Under a Huffman encoding of $n$ symbols, how long (in terms of number of bits) can a codeword possibly be?

[c] $n$
[c] $\log_2{n}$
[c] $\ln{n}$
[p] $n - 1$

Question 3

Which of the following statements holds for Huffman’s coding scheme?

[p] If the most frequent letter has frequency less than $0.33$, than all letters will be coded with at least two bits
[c] A letter with frequency at least $0.5$ might get encoded with two or more bits
[c] If a letter’s frequency is at least $0.4$, then the letter will certainly be coded with only one bit.
[c] If the most frequent letter has frequency less than $0.5$, then all letters will be coded with more than one bit.

Question 4

Which of the following is true for our dynamic programming algorithm for computing a maximum-weight independent set of a path graph? (Assuming there are no ties)

[c] The algorithm always selects the maximum-weight vertex
[c] As long as the input graph has at least two vertices, the algorithm never selects the minimum-weight vertex.
[p] If a vertex is excluded from the optimal solution of two consecutive subproblems, then it is excluded from the optimal solutions of all bigger subproblems
[c] If a vertex is excluded from the optimal solution of a subproblem, then it is excluded from the optimal solutions of all bigger subproblems

Question 5

Recall our dynamic programming algorithm for computing the maximum-weight independent set of a path graph. Consider the following proposed extension to more general graphs. Consider an undirected graph with positive vertex weights.

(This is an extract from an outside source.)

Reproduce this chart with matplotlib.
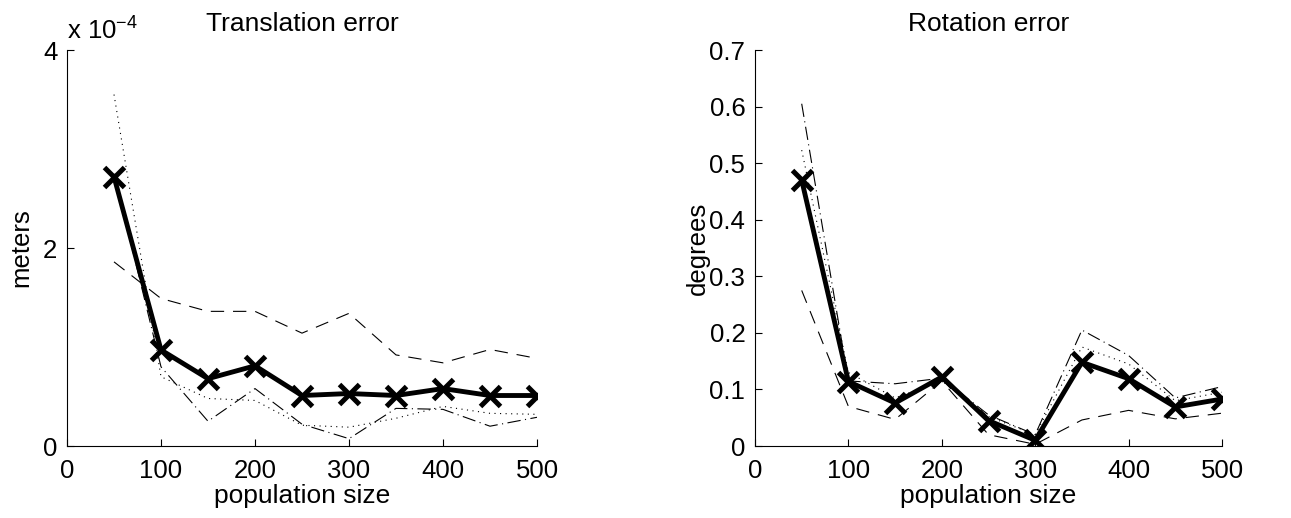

For a vertex $v$, obtain the graph $G’(v)$ by deleting $v$ and its incident edges from $G$, and obtain the graph $G’’(v)$ by deleting $v$, its neighbors, and all of the corresponding incident edges from $G$. Let $\text{OPT}(H)$ denote the value of a maximum-weight independent set of a graph $H$. Consider the formula

$$ \text{OPT}(G)=\max{\text{OPT}(G’(v)), w_v + \text{OPT}(G’’(v))} $$

where $v$ is an arbitrary vertex of $G$ of weight $w_v$. Which of the following statements is true?

[c] The formula is always correct in trees, but does not lead to an efficient dynamic programming algorithm.
[c] The formula is always correct in general graphs, and it leads to an efficient dynamic programming algorithm.
[c] The formula is correct in path graphs but is not always correct in trees.
[p] The formula is always correct in trees, and it leads to an efficient dynamic programming algorithm.